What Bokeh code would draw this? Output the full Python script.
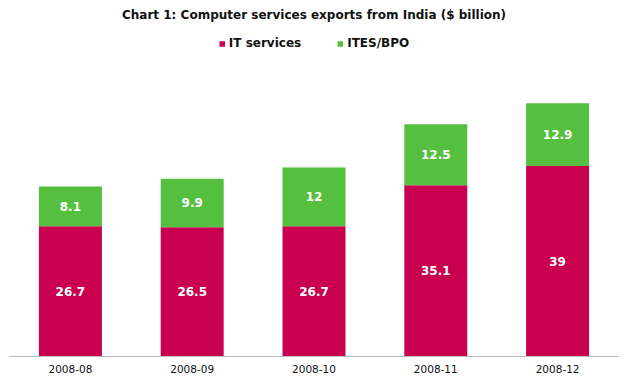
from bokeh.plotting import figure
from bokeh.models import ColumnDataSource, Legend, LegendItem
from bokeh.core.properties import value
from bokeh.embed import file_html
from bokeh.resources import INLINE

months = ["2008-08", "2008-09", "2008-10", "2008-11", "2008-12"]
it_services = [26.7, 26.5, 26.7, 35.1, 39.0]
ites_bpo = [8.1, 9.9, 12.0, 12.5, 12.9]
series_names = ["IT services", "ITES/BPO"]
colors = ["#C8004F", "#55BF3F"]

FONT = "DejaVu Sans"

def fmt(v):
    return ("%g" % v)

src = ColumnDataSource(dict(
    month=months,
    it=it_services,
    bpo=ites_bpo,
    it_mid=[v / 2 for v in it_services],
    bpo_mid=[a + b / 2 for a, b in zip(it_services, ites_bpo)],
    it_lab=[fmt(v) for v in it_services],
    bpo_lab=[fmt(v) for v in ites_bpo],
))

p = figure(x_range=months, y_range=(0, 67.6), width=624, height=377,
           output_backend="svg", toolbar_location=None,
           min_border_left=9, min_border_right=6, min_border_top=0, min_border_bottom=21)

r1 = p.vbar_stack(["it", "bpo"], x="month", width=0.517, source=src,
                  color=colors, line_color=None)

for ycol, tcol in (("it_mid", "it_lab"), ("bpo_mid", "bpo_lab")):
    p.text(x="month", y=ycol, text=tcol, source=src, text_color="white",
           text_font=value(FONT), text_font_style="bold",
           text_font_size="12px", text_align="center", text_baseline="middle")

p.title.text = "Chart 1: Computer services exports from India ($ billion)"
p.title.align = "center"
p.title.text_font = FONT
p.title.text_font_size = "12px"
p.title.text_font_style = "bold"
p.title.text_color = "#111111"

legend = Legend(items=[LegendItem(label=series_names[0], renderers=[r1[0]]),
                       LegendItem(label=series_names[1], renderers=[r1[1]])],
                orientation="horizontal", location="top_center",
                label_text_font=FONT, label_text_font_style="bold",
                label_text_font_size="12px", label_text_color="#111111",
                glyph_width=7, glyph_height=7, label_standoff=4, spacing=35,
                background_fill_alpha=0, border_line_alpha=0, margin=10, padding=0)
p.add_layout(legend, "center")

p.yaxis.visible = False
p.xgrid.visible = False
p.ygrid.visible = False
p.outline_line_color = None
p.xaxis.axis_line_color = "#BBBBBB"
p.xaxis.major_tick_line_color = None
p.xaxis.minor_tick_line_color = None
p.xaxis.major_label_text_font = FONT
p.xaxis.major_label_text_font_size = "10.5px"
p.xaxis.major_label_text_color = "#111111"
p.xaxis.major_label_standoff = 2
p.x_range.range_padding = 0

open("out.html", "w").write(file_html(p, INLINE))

============================================================

WORK TO BE COMPLETED –
Each line from the top of the material through the line containing "from bokeh.resources import INLINE" should be reproduced exactly; please drop any images.

REPLY TO THE TASK –
What Bokeh code would draw this? Output the full Python script.
from bokeh.plotting import figure
from bokeh.models import ColumnDataSource, Legend, LegendItem
from bokeh.core.properties import value
from bokeh.embed import file_html
from bokeh.resources import INLINE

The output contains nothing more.